In response to the invitation in such an ad, a man from maybe a couple of hundred miles away will drive down with his gyp (the standard coon-hunting term for a female dog; bitch is no word to use around ladies), and the two men and the two dogs will go out hunting. If the gyp's owner likes what he sees, his hound will show up at the house of the stud's owner, in a crate, the next time she is in heat.
Some good coon hounds get to be worth a lot of money. For example, Danny Boy, a treeing Walker owned by J.P. Tyree of Lewisburg, Tenn., which in 1971 became the first dog ever to win both the American Coon Hunters Association and the United Kennel Club world hunts in one year. Tyree says he has turned down an offer of $10,000 for him.
The ACHA world hunt (which has been held recently in such places as Oblong, Ill. and Van Wert, Ohio) attracts some 300 entries, lasts for five nights and rewards the first-place dog's owner with what may be the most imposing trophy in sports: a seven-foot structure, four tiers of bronze and walnut supported by 10 columns of the same materials, topped off by a bronze globe from which sprouts a bronze tree on which a bronze dog is treeing a bronze coon.

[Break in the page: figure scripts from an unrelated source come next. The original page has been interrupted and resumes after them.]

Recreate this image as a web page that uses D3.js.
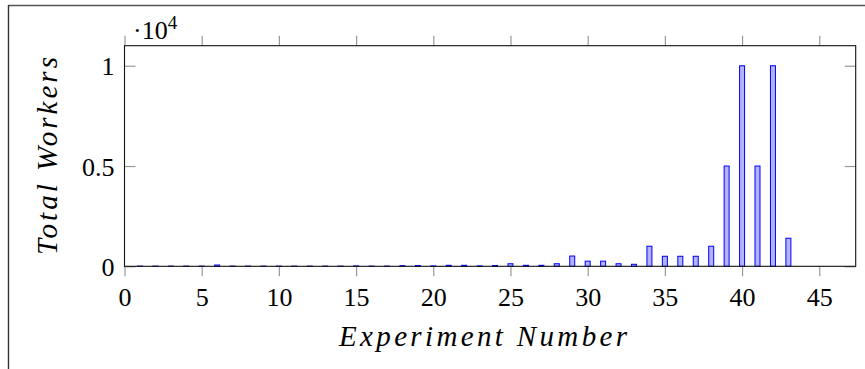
<!DOCTYPE html>
<html><head><meta charset="utf-8">
<script src="https://cdn.jsdelivr.net/npm/d3@7"></script>
<style>
body{margin:0;background:#fff;}
svg{display:block;}
text{font-family:"Liberation Serif","DejaVu Serif",serif;fill:#000;}
</style></head>
<body><svg id="c" width="865" height="369"></svg>
<script>
const experiments = d3.range(1, 44);
const totalWorkers = [10,10,10,10,10,64,10,10,10,10,10,10,10,10,20,10,10,30,40,20,50,50,20,40,128,50,50,128,512,256,256,128,100,1000,500,500,500,1000,5000,10000,5000,10000,1400];
const xTicks = [0,5,10,15,20,25,30,35,40,45];
const yTicks = [0,5000,10000];
const yTickLabels = ["0","0.5","1"];

const svg = d3.select("#c");
const L = 124.5, R = 855.7, T = 45.7, B = 266.3;
const x = d3.scaleLinear().domain([0, 47.36]).range([L, R]);
const y = d3.scaleLinear().domain([0, 11000]).range([B, T]);

// outer frame
svg.append("line").attr("x1",8.5).attr("x2",865).attr("y1",5.5).attr("y2",5.5).attr("stroke","#555").attr("stroke-width",1.6);
svg.append("line").attr("x1",8.5).attr("x2",8.5).attr("y1",5).attr("y2",369).attr("stroke","#333").attr("stroke-width",1.4);

// bars
svg.append("g").selectAll("rect").data(experiments).join("rect")
  .attr("x", d => x(d) - 2.5)
  .attr("width", 5)
  .attr("y", (d,i) => y(totalWorkers[i]))
  .attr("height", (d,i) => Math.max(0.01, B - y(totalWorkers[i])))
  .attr("fill", "#b3b3ff")
  .attr("stroke", "#0000ff")
  .attr("stroke-width", 1);

// axes (ticks)
const tickStroke = "#999";
const xb = d3.axisBottom(x).tickValues(xTicks).tickSize(10).tickPadding(11).tickFormat(d3.format("d"));
const gxb = svg.append("g").attr("transform",`translate(0,${B})`).call(xb);
const xt = d3.axisTop(x).tickValues(xTicks).tickSize(10).tickFormat("");
const gxt = svg.append("g").attr("transform",`translate(0,${T})`).call(xt);
const yl = d3.axisLeft(y).tickValues(yTicks).tickSize(-11).tickPadding(10).tickFormat((d,i)=>yTickLabels[i]);
const gyl = svg.append("g").attr("transform",`translate(${L},0)`).call(yl);
const yr = d3.axisRight(y).tickValues(yTicks).tickSize(-11).tickFormat("");
const gyr = svg.append("g").attr("transform",`translate(${R},0)`).call(yr);
[gxb,gxt,gyl,gyr].forEach(g=>{
  g.select(".domain").remove();
  g.selectAll(".tick line").attr("stroke",tickStroke).attr("stroke-width",1.2);
  g.selectAll("text").style("font-size","26px").attr("fill","#000");
});
gyl.selectAll(".tick text").attr("dy","0.35em");

// plot border
svg.append("rect").attr("x",L).attr("y",T).attr("width",R-L).attr("height",B-T)
  .attr("fill","none").attr("stroke","#111").attr("stroke-width",1.1);

// scale factor
const sf = svg.append("text").attr("x",133).attr("y",39).style("font-size","26px");
sf.append("tspan").text("·10");
sf.append("tspan").attr("dy",-10).style("font-size","19px").text("4");

// axis labels
svg.append("text").attr("x",483).attr("y",346).attr("text-anchor","middle")
  .attr("textLength",288).attr("lengthAdjust","spacing")
  .style("font-size","29px").style("font-style","italic").text("Experiment Number");
svg.append("text").attr("transform","translate(57,156) rotate(-90)").attr("text-anchor","middle")
  .attr("textLength",198).attr("lengthAdjust","spacing")
  .style("font-size","29px").style("font-style","italic").text("Total Workers");
</script></body></html>
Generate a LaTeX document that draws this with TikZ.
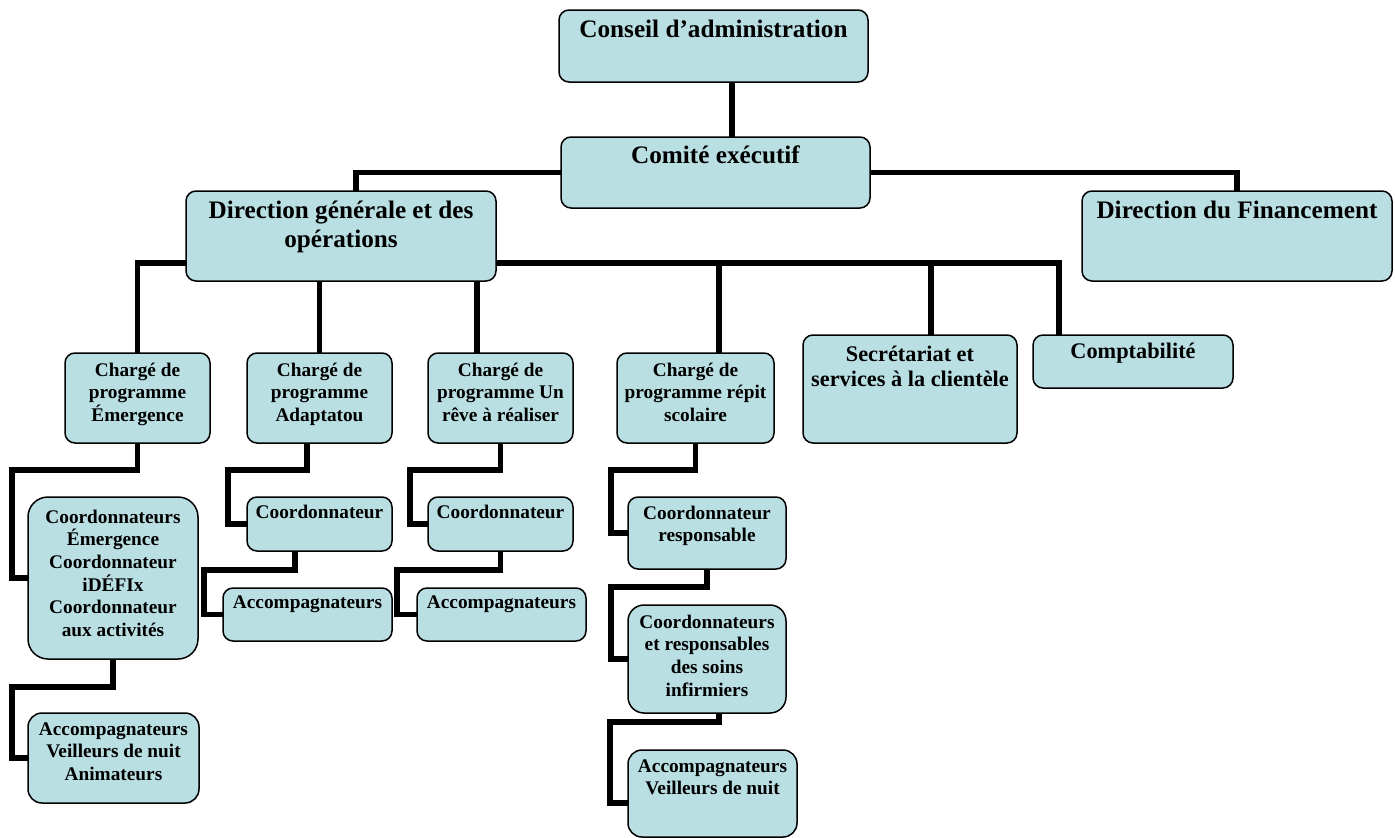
\documentclass[tikz,border=0pt]{standalone}
\usepackage{fontspec}
\setmainfont{Liberation Serif}
\usetikzlibrary{backgrounds}
\definecolor{boxfill}{RGB}{185,223,227}
\tikzset{
  orgbox/.style={draw=black, line width=1.5pt, fill=boxfill, rounded corners=10pt, inner sep=0pt, outer sep=0pt},
  orgtxt/.style={inner sep=0pt, align=center, font=\bfseries\fontsize{19.3}{22.6}\selectfont},
  bigtxt/.style={orgtxt, font=\bfseries\fontsize{25.2}{29}\selectfont},
  midtxt/.style={orgtxt, font=\bfseries\fontsize{22.3}{25}\selectfont},
  conn/.style={line width=5.5pt, black, line join=miter},
}
% #1 box options, #2 name, #3 x1, #4 y1, #5 x2, #6 y2, #7 first baseline offset, #8 text style, #9 text
\newcommand\obox[9][]{%
  \node[orgbox,#1,minimum width={(#5-#3)*1pt},minimum height={(#6-#4)*1pt}] (#2) at ({(#3+#5)/2},{(#4+#6)/2}) {};
  \node[#8,anchor=north] (#2-t) at ([yshift={-(#7-22)*1pt}]#2.north) {\rule{0pt}{22pt}#9};
}
\begin{document}
\begin{tikzpicture}[x=1pt,y=-1pt]
\useasboundingbox (0,0) rectangle (1395,838);

\obox{conseil}{559}{10}{868}{82}{27}{bigtxt}{Conseil d’administration}
\obox{comite}{561}{137}{870}{208}{26}{bigtxt}{Comité exécutif}
\obox{dg}{186}{191}{496}{281}{27}{bigtxt}{Direction générale et des\\opérations}
\obox{df}{1082}{191}{1392}{281}{27}{bigtxt}{Direction du Financement}

\obox{ch1}{65}{353}{210}{443}{23}{orgtxt}{Chargé de\\programme\\Émergence}
\obox{ch2}{247}{353}{392}{443}{23}{orgtxt}{Chargé de\\programme\\Adaptatou}
\obox{ch3}{428}{353}{573}{443}{23}{orgtxt}{Chargé de\\programme Un\\rêve à réaliser}
\obox{ch4}{617}{353}{774}{443}{23}{orgtxt}{Chargé de\\programme répit\\scolaire}
\obox{sec}{803}{335}{1017}{443}{26}{midtxt}{Secrétariat et\\services à la clientèle}
\obox{compta}{1033}{335}{1233}{388}{23}{midtxt}{Comptabilité}

\obox[rounded corners=20pt]{co1}{28}{497}{198}{659}{26}{orgtxt}{Coordonnateurs\\Émergence\\Coordonnateur\\iDÉFIx\\Coordonnateur\\aux activités}
\obox[rounded corners=14pt]{acc1}{28}{713}{199}{803}{22}{orgtxt}{Accompagnateurs\\Veilleurs de nuit\\Animateurs}
\obox{co2}{247}{497}{392}{551}{21}{orgtxt}{Coordonnateur}
\obox{acc2}{223}{588}{392}{641}{20}{orgtxt}{Accompagnateurs}
\obox{co3}{428}{497}{573}{551}{21}{orgtxt}{Coordonnateur}
\obox{acc3}{417}{588}{586}{641}{20}{orgtxt}{Accompagnateurs}
\obox{cr}{628}{497}{786}{569}{22}{orgtxt}{Coordonnateur\\responsable}
\obox[rounded corners=16pt]{cs}{628}{605}{786}{713}{23}{orgtxt}{Coordonnateurs\\et responsables\\des soins\\infirmiers}
\obox[rounded corners=14pt]{av}{628}{750}{797}{837}{22}{orgtxt}{Accompagnateurs\\Veilleurs de nuit}

\coordinate (xA) at (732,0);
\coordinate (xB) at (356,0);
\coordinate (hy) at (0,263);
\coordinate (xC) at (477,0);
\coordinate (xD) at (719,0);
\coordinate (xE) at (931,0);
\coordinate (xF) at (1059,0);
\coordinate (e1) at (12,470);
\coordinate (e2) at (12,687);
\coordinate (a1) at (228,470);
\coordinate (a2) at (204,570);
\coordinate (ax1) at (307,0);
\coordinate (ax2) at (295,0);
\coordinate (r1) at (410,470);
\coordinate (r2) at (397,570);
\coordinate (p1) at (611,470);
\coordinate (p2) at (611,587);
\coordinate (p3) at (610,722);

\begin{pgfonlayer}{background}
\fill[white] (0,0) rectangle (1395,838);
\draw[conn] (conseil.south -| xA) -- (comite.north -| xA);
\draw[conn] (comite.west) -| (dg.north -| xB);
\draw[conn] (comite.east) -| (df.north);
\draw[conn] (dg.west |- hy) -| (ch1.north);
\draw[conn] (dg.east |- hy) -| (compta.north -| xF);
\draw[conn] (hy -| xD) -- (ch4.north -| xD);
\draw[conn] (hy -| xE) -- (sec.north -| xE);
\draw[conn] (ch2.north |- dg.south) -- (ch2.north);
\draw[conn] (dg.south -| xC) -- (ch3.north -| xC);

\draw[conn] (ch1.south) |- (e1) |- (co1.west);
\draw[conn] (co1.south) |- (e2) |- (acc1.west);
\draw[conn] (ch2.south -| ax1) |- (a1) |- (co2.west);
\draw[conn] (co2.south -| ax2) |- (a2) |- (acc2.west);
\draw[conn] (ch3.south) |- (r1) |- (co3.west);
\draw[conn] (co3.south) |- (r2) |- (acc3.west);
\draw[conn] (ch4.south) |- (p1) |- (cr.west);
\draw[conn] (cr.south) |- (p2) |- (cs.west);
\draw[conn] (cs.south -| xD) |- (p3) |- ([yshift=-9.5pt]av.west);
\end{pgfonlayer}
\end{tikzpicture}
\end{document}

Other competition hunts are more modest in scale. The duration is only one or two nights, maybe 50 or 60 dogs are entered and the trophies are no more than waist-high. A local coon-hunting association places an ad in American Cooner: "Nite Hunt and Bench Show," on some forthcoming Saturday or Friday and Saturday. Everyone invited, dinner on the grounds, plenty of trophies, drinking forbidden.
The assembly point is some community meetinghouse. In Spanish Fort, Texas, at the very end of a dirt road on the Oklahoma border due north of Nocona, it is a renovated 97-year-old building owned by Virgil Hutson, the Spanish Fort Coon Hunters Association president, who uses it as a clubhouse and a store for the sale of coon-hunting sundries: "Dog Bloom VM250, The Supreme Conditioner"; "Cooneye Shiner Light Fits Cap Bill or Belt"; "Coon Drag Stick"; "Carhartt Insulated Coveralls"; "Brown Canvas Hats, Jones Style with Coon Face on Front"; "Bandy Tri-Wormer."
The host club's wives open the kitchen for a two-day hunt on Friday morning and keep it open—serving chili, eggs, sausage, steaks and French fries without ceasing—straight through into Sunday afternoon. Pickup trucks, station wagons and campers carrying caged dogs start arriving Friday morning.
The crowd of hunters and dog traders and onlookers grows into the afternoon. Included are contractors, janitors, roustabouts, carpenters, college students, farmers, high school kids with peace symbols on their clothes, millworkers, car dealers and what have you. One or two hunters may be black. The arrivals are likely to represent three or four states, and one or two may have come from 400 miles away.
There is some idle introductory joshing, but most of the talk concerns which breed of dog is the best. Say the location is Dierks, Ark., the piney-woods headquarters of the Saline River club. T.K. Chilcoat is liable to come over to where past president Dale Thomas is talking to someone and say, "Only thing Dale'll lie to you about is a spotted dog." (That is, a treeing Walker.) "Then, too," Chilcoat goes on, "that is about all he'll talk to you about."
This does not discourage Thomas: "A black and tan is loose-eared. A Walker's ears're growed onto his head better."
"I don't know whether Walkers tree coon better or not," adds another Walker man. "I know they do it more often."